Likewise, the black-owned Cleveland Gazette, which covered the unveiling extensively, pointed out that though the broken shackles at the statue’s feet were a powerful symbol, genuine freedom remained elusive for many African-Americans:
Shove the Bartholdi statue, torch and all, into the ocean until the ‘liberty’ of this country is such as to make it possible for an industrious and inoffensive colored man in the South to earn a respectable living for himself and family, without being ku-kluxed[,] perhaps murdered, his daughter and wife outraged, and his property destroyed. The idea of the ‘liberty’ of this country ‘enlightening the world,’… is ridiculous in the extreme.
Six years later, when neighboring Ellis Island opened its doors in 1892, many immigrants who landed there were turned away or, if they made it ashore, discriminated against once they entered America’s cities and towns.
Still, when they passed by Liberty’s torch, they, too, recognized her as a symbol of welcome and of promise. Americans also embraced this new meaning. In 1903, Emma Lazarus’s sonnet “New Colossus,” written in 1883 to help raise funds for Liberty’s pedestal, was emblazoned on a bronze plaque. Her words now sit beneath the statue, and a portion of the poem is regularly cited as an American creed:
Give me your tired, your poor,
Your huddled masses yearning to breathe free,
The wretched refuse of your teeming shore.
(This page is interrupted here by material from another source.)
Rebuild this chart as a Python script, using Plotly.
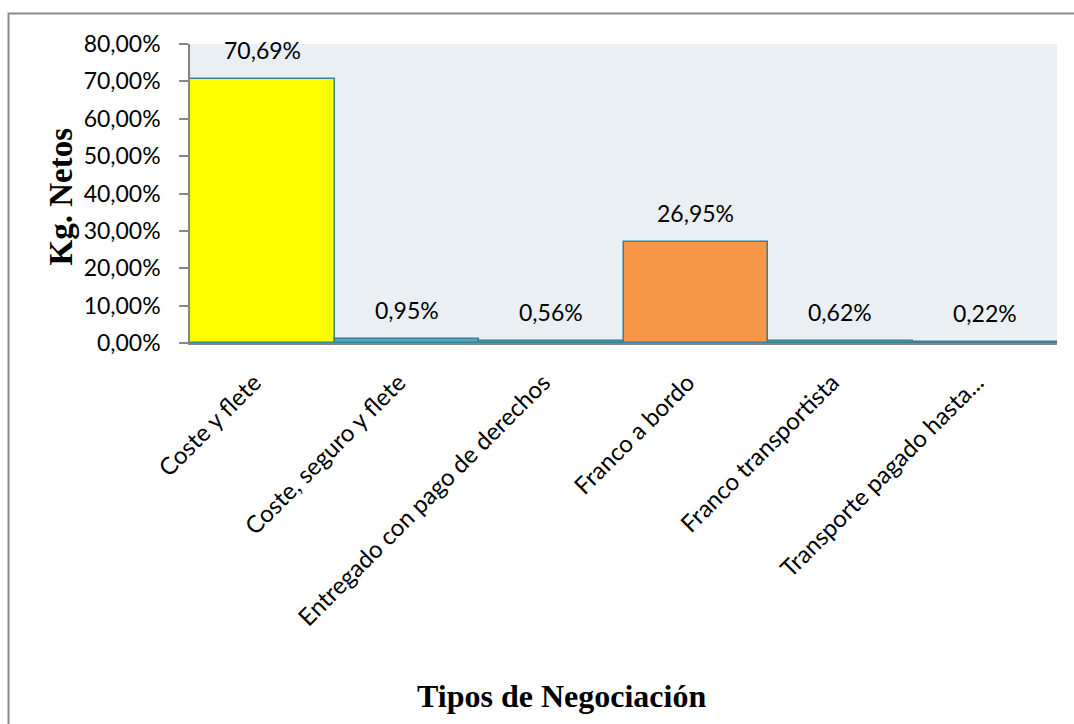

Send these, the homeless, tempest-tost to me,
I lift my lamp beside the golden door!
Today, the Statue of Liberty continues to be a powerful international symbol, a flashpoint for debates about what inclusion, freedom, and democracy ought to mean. Her likeness has been recreated for display in pro-democracy protests in Beijing and in political art the world over.
And although the interpretation of her meaning often shifts, depending on the viewer, she remains a resilient reminder of the values and ideals that America was founded on, that its people continue aspiring to, and the hope she represents to many immigrants, refugees, and liberty-seekers throughout the world.